In Gray-Knox Marble Co. v. Times Building Co., et al., 225 Ala. 554, 144 So. 29, the marble company subcontracted with the defendant to furnish and set marble floors and wall wainscoting, but could not recover under the contract because it had never qualified to do business in Alabama.

One of our latest cases in point is Calvert Iron Works, Inc. v. Algernon Blair, Inc., 284 Ala. 655, 227 So.2d 424, where a non-qualified foreign corporation subcontracted to and did furnish and erect certain steel in connection with additions to and alterations of Denny Stadium. It was there held that they could not recover from the general contractor because of Title 10, § 21(89), supra.

Had the contract required the appellant only to furnish flooring materials, such clearly would have been interstate commerce and enforceable. However, the appellant not only furnished materials, but also labor in applying the mastic and felt, in laying the flooring, in sanding the floors, in sealing the floors, and in applying a hard varnish finish. Under the above authorities, the appellant clearly violated § 232 of the Constitution and the above-cited Code provisions and is prohibited from recovering herein. While the rule may appear to be harsh, it is a part of this state's Constitution and statutes and cannot be ignored or eliminated by judicial decision.

The issue in this case, therefore, must be held favorably to the appellee, who elected to declare the subject contract void because of the appellant's failure to qualify to do business in this state.

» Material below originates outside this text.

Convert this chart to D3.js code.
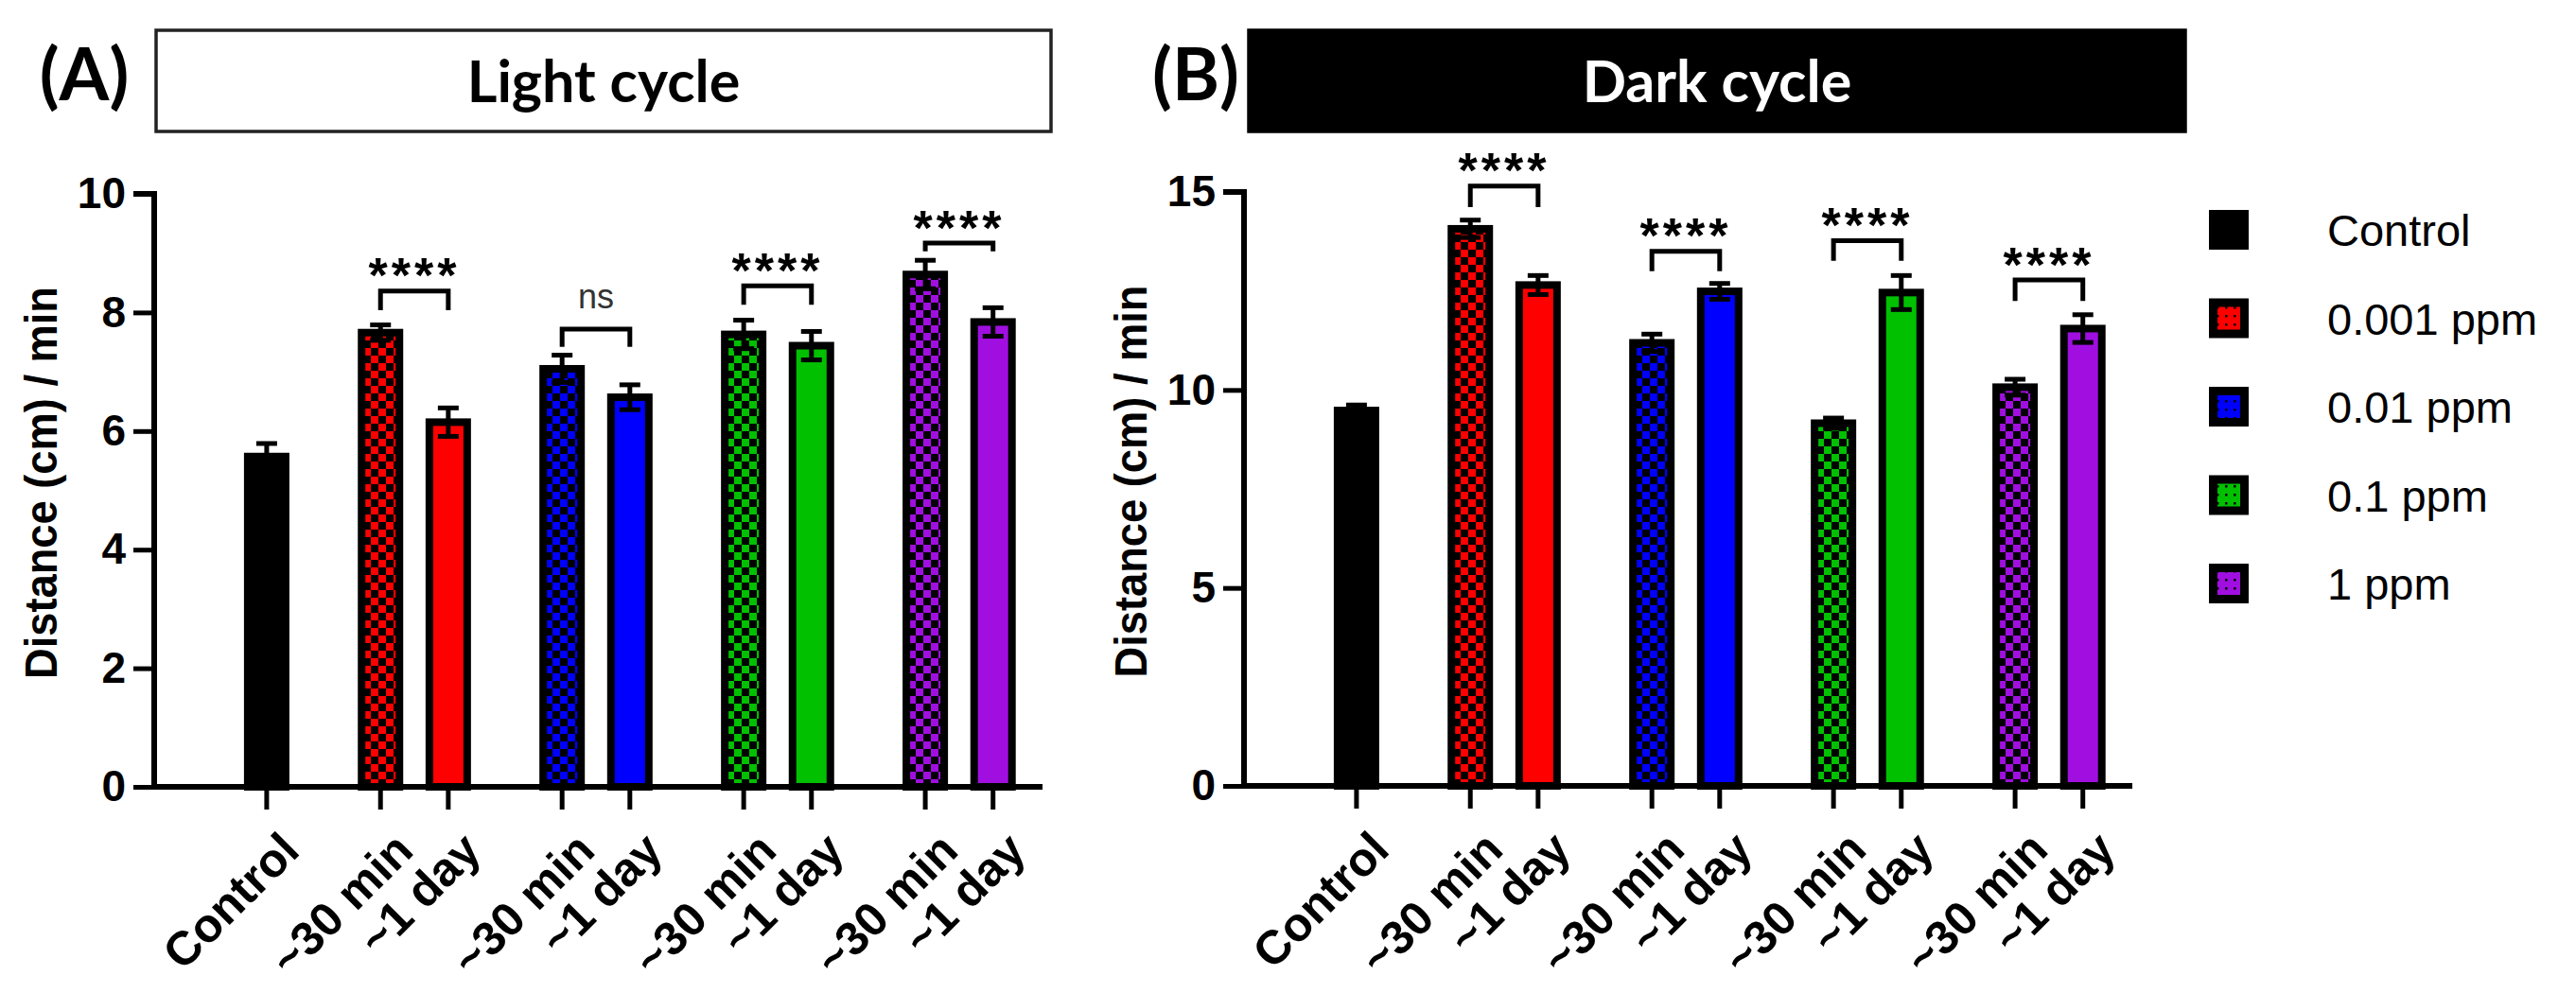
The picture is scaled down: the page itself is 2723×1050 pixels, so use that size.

The trial court correctly gave the general charge in favor of the appellee. The judgment of the lower court must be affirmed.

The foregoing opinion was prepared by EDWARD N. SCRUGGS, Circuit Judge of the 27th Judicial Circuit of Alabama, under assignment to temporary duty on this court as to this case by appointment of the Chief Justice, as provided by law, and was adopted by the court as its opinion.

Affirmed.

HEFLIN, C. J., and MERRILL, COLEMAN, HAREWOOD, and MADDOX, JJ., concur.